U.S. employers added 175,000 jobs to their payrolls last month, exceeding expectations for 149,000 jobs, after creating 129,000 new positions in January, Labor Department data showed. The unemployment rate, however, edged up to 6.7 percent from a five-year low of 6.6 percent.

"It was incredible, the market loves it, we were definitely braced for something lower," said Sean McCarthy, regional chief investment officer, Wells Fargo Private Bank, based in Scottsdale, Arizona.

"When the ADP (employment data) came out and considering what we had seen in prior weeks from the Empire State survey and the Philly Fed, we were braced for something lower, so seeing 175,000 is incredible."

S&P 500 e-mini futures rose 9.25 points and were above fair value, a formula that evaluates pricing by taking into account interest rates, dividends and time to expiration on the contract. Dow Jones industrial average futures rose 82 points and Nasdaq 100 futures added 14.5 points.

Russian President Vladimir Putin rebuffed a warning from U.S. President Barack Obama over Moscow's military intervention in Crimea, saying Russia could not ignore calls for help from Russian speakers in Ukraine.

After initially piling into gold, crude and grains on Monday as tensions escalated over Crimea last weekend, investors have cautiously returned to stocks across the world.

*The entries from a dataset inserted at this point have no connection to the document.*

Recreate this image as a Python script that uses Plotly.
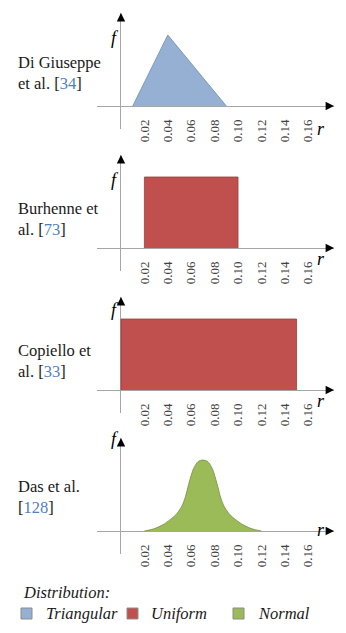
import plotly.graph_objects as go

W, H = 346, 633

# tick values / labels on the r axis
r_ticks = [0.02, 0.04, 0.06, 0.08, 0.10, 0.12, 0.14, 0.16]
r_tick_text = ["0.02", "0.04", "0.06", "0.08", "0.10", "0.12", "0.14", "0.16"]

# study names (left labels)
studies = ["Di Giuseppe<br>et al. [<span style='color:#4f81bd'>34</span>]",
           "Burhenne et<br>al. [<span style='color:#4f81bd'>73</span>]",
           "Copiello et<br>al. [<span style='color:#4f81bd'>33</span>]",
           "Das et al.<br>[<span style='color:#4f81bd'>128</span>]"]

# Di Giuseppe et al. - triangular
tri_r = [0.01, 0.04, 0.09]
tri_f = [0.0, 1.0, 0.0]

# Burhenne et al. - uniform
burh_r = [0.02, 0.02, 0.10, 0.10]
burh_f = [0.0, 1.0, 1.0, 0.0]

# Copiello et al. - uniform
copi_r = [0.00, 0.00, 0.15, 0.15]
copi_f = [0.0, 1.0, 1.0, 0.0]

# Das et al. - normal
das_r = [0.020, 0.028, 0.036, 0.042, 0.047, 0.052, 0.055, 0.058, 0.062, 0.066, 0.070,
         0.074, 0.078, 0.082, 0.085, 0.088, 0.093, 0.098, 0.104, 0.112, 0.120]
das_f = [0.00, 0.03, 0.09, 0.16, 0.23, 0.35, 0.48, 0.67, 0.88, 0.98, 1.00,
         0.98, 0.88, 0.67, 0.48, 0.35, 0.23, 0.16, 0.09, 0.03, 0.00]

dist_names = ["Triangular", "Uniform", "Normal"]
dist_fill = ["#95b0d3", "#c0504d", "#9bbb59"]
dist_line = ["#6f8db5", "#9a3d3a", "#73903c"]

panels = [(tri_r, tri_f, 0, "linear"),
          (burh_r, burh_f, 1, "linear"),
          (copi_r, copi_f, 1, "linear"),
          (das_r, das_f, 2, "spline")]

SERIF = "Times New Roman, Liberation Serif, serif"

axis_px = [106, 248, 390, 531]   # pixel row of the r axis in each panel
up, down = 93, 23                 # f axis extent above / below r axis
peak_px = 71
x_lo, x_hi = -0.0205, 0.182
f_lo, f_hi = -down / peak_px, up / peak_px


def py(p):
    return 1 - p / H


def px(p):
    return p / W


fig = go.Figure()
annotations = []
layout = {}

for i, (rr, ff, k, shape) in enumerate(panels):
    n = "" if i == 0 else str(i + 1)
    a = axis_px[i]
    fig.add_trace(go.Scatter(x=rr, y=ff, mode="lines", fill="toself",
                             fillcolor=dist_fill[k], line=dict(color=dist_line[k], width=0.8, shape=shape,
                                                               smoothing=0.8),
                             showlegend=False, hoverinfo="skip",
                             xaxis="x" + n, yaxis="y" + n))
    layout["xaxis" + n] = dict(domain=[px(97), px(334)], range=[x_lo, x_hi],
                               anchor="free", position=py(a + 10),
                               tickvals=r_ticks, ticktext=r_tick_text, tickangle=-90,
                               ticks="", showgrid=False, showline=False,
                               zeroline=True, zerolinecolor="#a6a6a6", zerolinewidth=1,
                               tickfont=dict(family=SERIF, size=13, color="#404040"),
                               fixedrange=True)
    layout["yaxis" + n] = dict(domain=[py(a + down), py(a - up)], range=[f_lo, f_hi],
                               anchor="x" + n, showticklabels=False, ticks="",
                               showgrid=False, showline=False,
                               zeroline=True, zerolinecolor="#a6a6a6", zerolinewidth=1,
                               fixedrange=True)
    # arrow heads
    annotations.append(dict(x=0, y=f_hi, xref="x" + n, yref="y" + n, ax=0, ay=7,
                            showarrow=True, arrowhead=2, arrowsize=1.4, arrowwidth=1.2,
                            arrowcolor="#000000", text=""))
    annotations.append(dict(x=x_hi, y=0, xref="x" + n, yref="y" + n, ax=-7, ay=0,
                            showarrow=True, arrowhead=2, arrowsize=1.4, arrowwidth=1.2,
                            arrowcolor="#000000", text=""))
    # axis letters
    annotations.append(dict(x=px(109), y=py(a - up + 13), xref="paper", yref="paper",
                            text="<i>f</i>", showarrow=False,
                            font=dict(family=SERIF, size=18, color="#000000")))
    annotations.append(dict(x=px(327), y=py(a + 11), xref="paper", yref="paper",
                            text="<i>r</i>", showarrow=False,
                            font=dict(family=SERIF, size=18, color="#000000")))
    # study label
    label_off = [33, 29, 29, 34][i]
    annotations.append(dict(x=px(16), y=py(a - label_off), xref="paper", yref="paper",
                            xanchor="left", yanchor="middle", align="left",
                            text=studies[i], showarrow=False,
                            font=dict(family=SERIF, size=16.5, color="#1a1a1a")))

# legend
annotations.append(dict(x=px(21), y=py(592), xref="paper", yref="paper",
                        xanchor="left", yanchor="middle", text="<i>Distribution:</i>",
                        showarrow=False, font=dict(family=SERIF, size=16.5, color="#1a1a1a")))
sq_x = [21, 127, 233]
txt_x = [44, 149, 256]
shapes = []
for k in range(3):
    shapes.append(dict(type="rect", xref="paper", yref="paper",
                       x0=px(sq_x[k]), x1=px(sq_x[k] + 11), y0=py(619), y1=py(608),
                       fillcolor=dist_fill[k], line=dict(color="#8c8c8c", width=1)))
    annotations.append(dict(x=px(txt_x[k]), y=py(613.5), xref="paper", yref="paper",
                            xanchor="left", yanchor="middle", text="<i>" + dist_names[k] + "</i>",
                            showarrow=False, font=dict(family=SERIF, size=16.5, color="#1a1a1a")))

fig.update_layout(width=W, height=H, margin=dict(l=0, r=0, t=0, b=0),
                  paper_bgcolor="white", plot_bgcolor="rgba(0,0,0,0)",
                  annotations=annotations, shapes=shapes, **layout)

fig.write_html("out.html", config={"displayModeBar": False},
               post_script="document.body.style.margin='0px';")
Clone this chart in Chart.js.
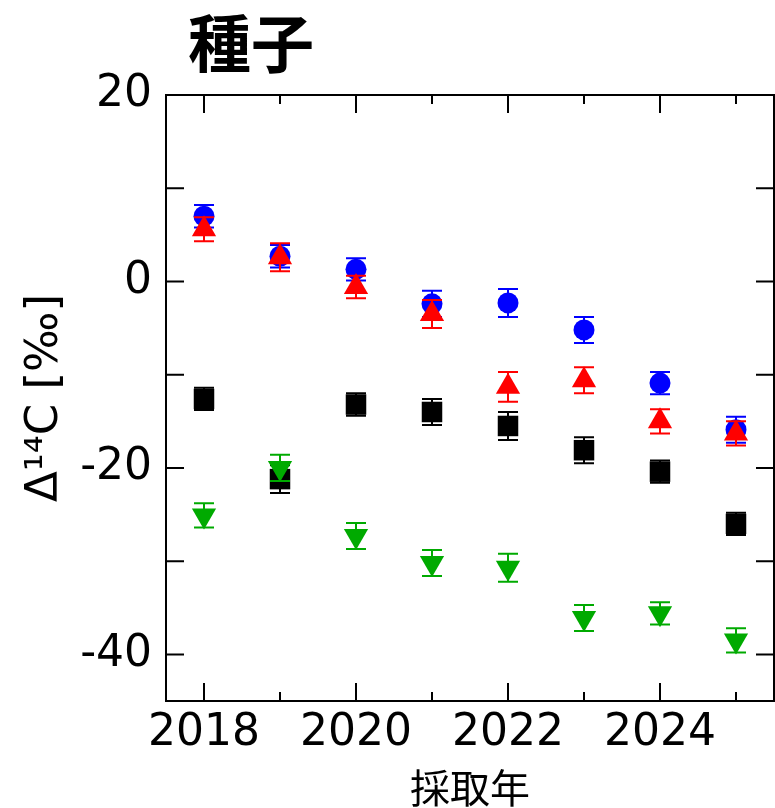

A gauge of global equities traded near a six-year high while the S&P 500 closed Thursday at a record.

Shares of FireEye Inc dropped 6.9 percent to $83.40 in premarket trading after the network security company priced the follow-on public offering of 14 million shares of its common stock at $82 per share.

Safeway Inc , the second-largest U.S. mainstream grocery store operator, said after the close on Thursday private equity firm Cerberus Capital Management would acquire the company in a deal valued at about $9.4 billion. Safeway shares fell 3 percent to $38.30 in premarket trading.

Skullcandy jumped 26.2 percent to $9.38 before the opening bell after the headphone maker posted fourth-quarter earnings and provided an outlook for the first-quarter and full year.